When using the BP neural network algorithm to predict the shear wave velocity, the neural network is firstly trained with the log data from three wells adjacent to well A. The physical parameters such as porosity, density, clay content and mineral composition are used as input layers to the BP neural network shown in Fig.4, the P-wave velocity is the expected output. The BP neural network is trained, with the weights and thresholds continuously updated in the process of obtaining the minimum error. When the error reaches the accuracy requirements, the most appropriate weights and thresholds are obtained, and the neural network training is completed. The optimal weights and thresholds are applied to the BP network, and then the reservoir parameters are input to calculate the P-wave and S-wave velocities. Table 2 shows the relative errors and correlation coefficients of the training data prediction results. The relative errors of the three training wells are 0.021, 0.030 and 0.017, the correlation coefficients are 0.976, 0.982 and 0.990, with an average relative error of 0.023 and an average correlation coefficient of 0.983. The results show that the BP neural network is well trained, and the calculation results are highly accurate. Therefore, this neural network can be used in the data prediction. The rms error results of the BP neural network training shows that the rms error basically meets the accuracy requirements after 35 iterations, and the iteration number is set to 45 in this paper. According to the training results, the trained BP neural network is used to predict the physical parameters of the reservoir, and the data of Well A is input to the BP neural network for calculation.

Table 2 Relative errors and correlation coefficients of predicted shear wave velocity and measured velocity

Fig.8 shows the prediction results of the trained BP neural network with well A data as input. (a) is the P-wave velocity of the organic shale reservoir, (b) is the S-wave velocity of the organic shale reservoir, (c) is pore aspect ratio and (d) is kerogen porosity. Among them, the pore aspect ratio distribution is relatively stable, which is consistent with the variation trend in Fig.7c. The volumetric fraction of kerogen porosity in shale shown in Fig.8d is mainly between 0.02--0.04, which is basically consistent with the organic matter pores from geological studies. The relative error between the predicted value of the shear wave velocity of Well A and the actual value is 0.025, and the correlation coefficient is 0.988. The shear wave velocity curve predicted by the neural network agrees well with the measured shear wave velocity curve, indicating that the accuracy of the shear wave velocity prediction method based on BP neural network for the organic shale reservoirs is very high, which proves that this method is very effective in predicting shear wave velocity of organic shale reservoirs.
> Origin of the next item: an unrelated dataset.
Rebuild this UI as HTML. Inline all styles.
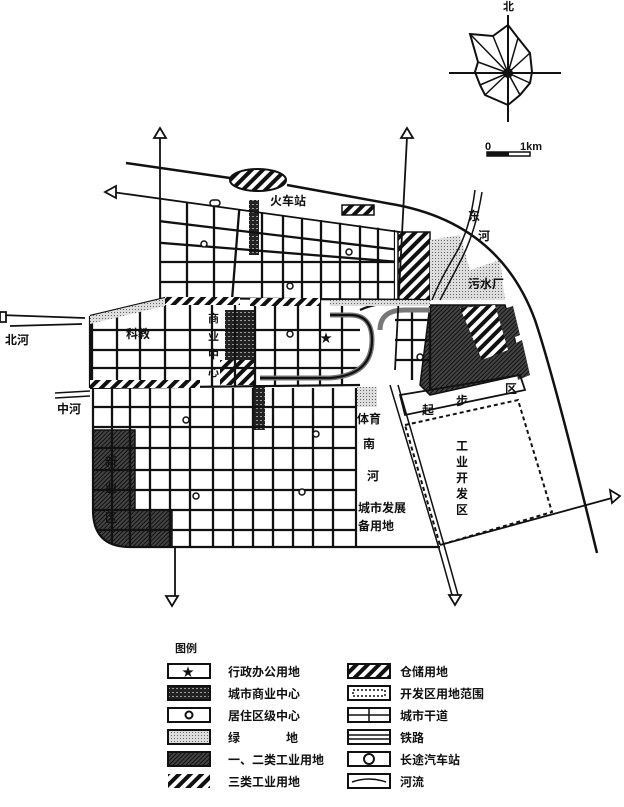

Fig.8 Prediction results for shale reservoir based on BP neural network

5 Conclusions

(1) This paper proposes two methods based on the petrophysical model and the BP neural network algorithm to estimate the shear wave velocity of organic shale. The former method establishes a quantitative relationship between the elastic modulus of equivalent shale and physical parameters such as pore aspect ratio, porosity and mineral composition based on the petrophysical model. The elastic modulus is used to calculate the P-wave and S-wave velocities and inverse the pore aspect ratio, which are then used as constraints to predict the shear wave velocity. The BP neural network method uses a large number of well log data, and the strong non-linear relationship between the shear wave velocity and other logging data is obtained by neural network training, and the shear wave velocity is subsequently predicted based on the trained relationship.

(2) According to the prediction results of shale in the Jiaoshiba area of Sichuan Province, the S-wave velocity results from both methods meet the accuracy requirements, especially the BP neural network me-thod, which has a high coincidence rate of S-wave prediction. The errors between calculated P-wave and S-wave velocities with measured ones are very small, so methods can be effectively applied to the prediction of S-wave velocity of organic shale.